▶ [Supplied data]:
▼

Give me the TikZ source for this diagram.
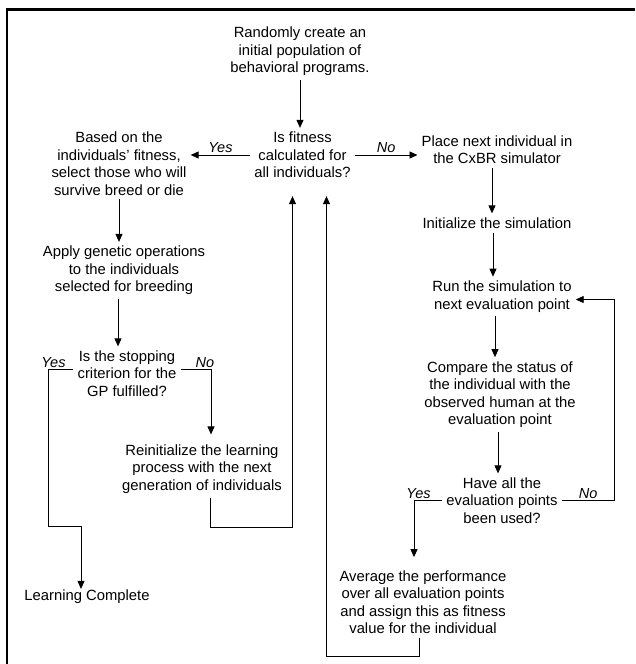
\documentclass[tikz,border=0pt]{standalone}
\usepackage{fontspec}
\setmainfont{Liberation Sans}
\usetikzlibrary{arrows.meta}

\begin{document}
\begin{tikzpicture}[
      x=1pt, y=-1pt,
      txt/.style={align=center, inner sep=4pt, font=\fontsize{14.8}{17.5}\selectfont},
      lbl/.style={inner sep=1.5pt, font=\fontsize{14.5}{17}\selectfont\itshape},
      arr/.style={-{Triangle[length=8pt,width=7pt]}, line width=0.9pt},
      frame/.style={line width=2.5pt}
    ]
    \useasboundingbox (0,0) rectangle (635,664);
    \draw[frame] (635,9.7) -- (7,9.7) -- (7,664);

    \node[txt] (start)  at (300,51.5)  {Randomly create an\\initial population of\\behavioral programs.};
    \node[txt] (fit)    at (302.5,155) {Is fitness\\calculated for\\all individuals?};
    \node[txt] (sel)    at (119,163.5) {Based on the\\individuals' fitness,\\select those who will\\survive breed or die};
    \node[txt] (app)    at (124,270.5) {Apply genetic operations\\to the individuals\\selected for breeding};
    \node[txt] (stop)   at (127,373.5) {Is the stopping\\criterion for the\\GP fulfilled?};
    \node[txt] (reinit) at (202,469)   {Reinitialize the learning\\process with the next\\generation of individuals};
    \node[txt] (done)   at (87,597)    {Learning Complete};
    \node[txt] (place)  at (497,149.5) {Place next individual in\\the CxBR simulator};
    \node[txt] (init)   at (497,223)   {Initialize the simulation};
    \node[txt] (run)    at (502,296.5) {Run the simulation to\\next evaluation point};
    \node[txt] (cmp)    at (500,394.5) {Compare the status of\\the individual with the\\observed human at the\\evaluation point};
    \node[txt] (have)   at (502,500.5) {Have all the\\evaluation points\\been used?};
    \node[txt] (avg)    at (423,602)   {Average the performance\\over all evaluation points\\and assign this as fitness\\value for the individual};

    \draw[arr] (start.south) -- (start.south |- fit.north);
    \draw[arr] (fit.west) -- node[lbl,above]{Yes} (fit.west -| sel.east);
    \draw[arr] (fit.east) -- node[lbl,above]{No} (fit.east -| place.west);

    \draw[arr] (sel.south) -- (sel.south |- app.north);
    \draw[arr] ([xshift=-6pt]app.south) -- ([xshift=-6pt]app.south |- stop.north);
    \draw[arr] ([yshift=4pt]stop.west) -| node[lbl,above,pos=0.4]{Yes} ++(-25,157)
               -| ([xshift=-6pt,yshift=-3pt]done.north);
    \draw[arr] ([yshift=4pt]stop.east) -| node[lbl,above,pos=0.4]{No} ([xshift=9pt,yshift=6pt]reinit.north);
    \draw[arr] ([xshift=8pt]reinit.south) -- ++(0,30) -| ([xshift=-10pt,yshift=-14pt]fit.south);

    \draw[arr] ([xshift=-5pt]place.south) -- ([xshift=-5pt]place.south |- init.north);
    \draw[arr] ([xshift=-4pt]init.south) -- ([xshift=-4pt]init.south |- run.north);
    \draw[arr] ([xshift=-7pt]run.south) -- ([xshift=-7pt]run.south |- cmp.north);
    \draw[arr] ([xshift=-2pt]cmp.south) -- ([xshift=-2pt]cmp.south |- have.north);
    \draw[arr] (have.east) -- ++(53,0) node[lbl,above,midway]{No} |- ([yshift=-3pt]run.east);
    \draw[arr] (have.west) -| node[lbl,above,pos=0.42]{Yes} ([xshift=-9pt,yshift=9pt]avg.north);
    \draw[arr] ([xshift=-4pt]avg.south) -- ++(0,19) -| ([xshift=24pt,yshift=-14pt]fit.south);
  \end{tikzpicture}
\end{document}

▲

Quote the material in full and exactly; do not carry over its pictures.

▶ [Complete output]:
Give me the TikZ source for this diagram.
\documentclass[tikz,border=0pt]{standalone}
\usepackage{fontspec}
\setmainfont{Liberation Sans}
\usetikzlibrary{arrows.meta}

\begin{document}
\begin{tikzpicture}[
      x=1pt, y=-1pt,
      txt/.style={align=center, inner sep=4pt, font=\fontsize{14.8}{17.5}\selectfont},
      lbl/.style={inner sep=1.5pt, font=\fontsize{14.5}{17}\selectfont\itshape},
      arr/.style={-{Triangle[length=8pt,width=7pt]}, line width=0.9pt},
      frame/.style={line width=2.5pt}
    ]
    \useasboundingbox (0,0) rectangle (635,664);
    \draw[frame] (635,9.7) -- (7,9.7) -- (7,664);

    \node[txt] (start)  at (300,51.5)  {Randomly create an\\initial population of\\behavioral programs.};
    \node[txt] (fit)    at (302.5,155) {Is fitness\\calculated for\\all individuals?};
    \node[txt] (sel)    at (119,163.5) {Based on the\\individuals' fitness,\\select those who will\\survive breed or die};
    \node[txt] (app)    at (124,270.5) {Apply genetic operations\\to the individuals\\selected for breeding};
    \node[txt] (stop)   at (127,373.5) {Is the stopping\\criterion for the\\GP fulfilled?};
    \node[txt] (reinit) at (202,469)   {Reinitialize the learning\\process with the next\\generation of individuals};
    \node[txt] (done)   at (87,597)    {Learning Complete};
    \node[txt] (place)  at (497,149.5) {Place next individual in\\the CxBR simulator};
    \node[txt] (init)   at (497,223)   {Initialize the simulation};
    \node[txt] (run)    at (502,296.5) {Run the simulation to\\next evaluation point};
    \node[txt] (cmp)    at (500,394.5) {Compare the status of\\the individual with the\\observed human at the\\evaluation point};
    \node[txt] (have)   at (502,500.5) {Have all the\\evaluation points\\been used?};
    \node[txt] (avg)    at (423,602)   {Average the performance\\over all evaluation points\\and assign this as fitness\\value for the individual};

    \draw[arr] (start.south) -- (start.south |- fit.north);
    \draw[arr] (fit.west) -- node[lbl,above]{Yes} (fit.west -| sel.east);
    \draw[arr] (fit.east) -- node[lbl,above]{No} (fit.east -| place.west);

    \draw[arr] (sel.south) -- (sel.south |- app.north);
    \draw[arr] ([xshift=-6pt]app.south) -- ([xshift=-6pt]app.south |- stop.north);
    \draw[arr] ([yshift=4pt]stop.west) -| node[lbl,above,pos=0.4]{Yes} ++(-25,157)
               -| ([xshift=-6pt,yshift=-3pt]done.north);
    \draw[arr] ([yshift=4pt]stop.east) -| node[lbl,above,pos=0.4]{No} ([xshift=9pt,yshift=6pt]reinit.north);
    \draw[arr] ([xshift=8pt]reinit.south) -- ++(0,30) -| ([xshift=-10pt,yshift=-14pt]fit.south);

    \draw[arr] ([xshift=-5pt]place.south) -- ([xshift=-5pt]place.south |- init.north);
    \draw[arr] ([xshift=-4pt]init.south) -- ([xshift=-4pt]init.south |- run.north);
    \draw[arr] ([xshift=-7pt]run.south) -- ([xshift=-7pt]run.south |- cmp.north);
    \draw[arr] ([xshift=-2pt]cmp.south) -- ([xshift=-2pt]cmp.south |- have.north);
    \draw[arr] (have.east) -- ++(53,0) node[lbl,above,midway]{No} |- ([yshift=-3pt]run.east);
    \draw[arr] (have.west) -| node[lbl,above,pos=0.42]{Yes} ([xshift=-9pt,yshift=9pt]avg.north);
    \draw[arr] ([xshift=-4pt]avg.south) -- ++(0,19) -| ([xshift=24pt,yshift=-14pt]fit.south);
  \end{tikzpicture}
\end{document}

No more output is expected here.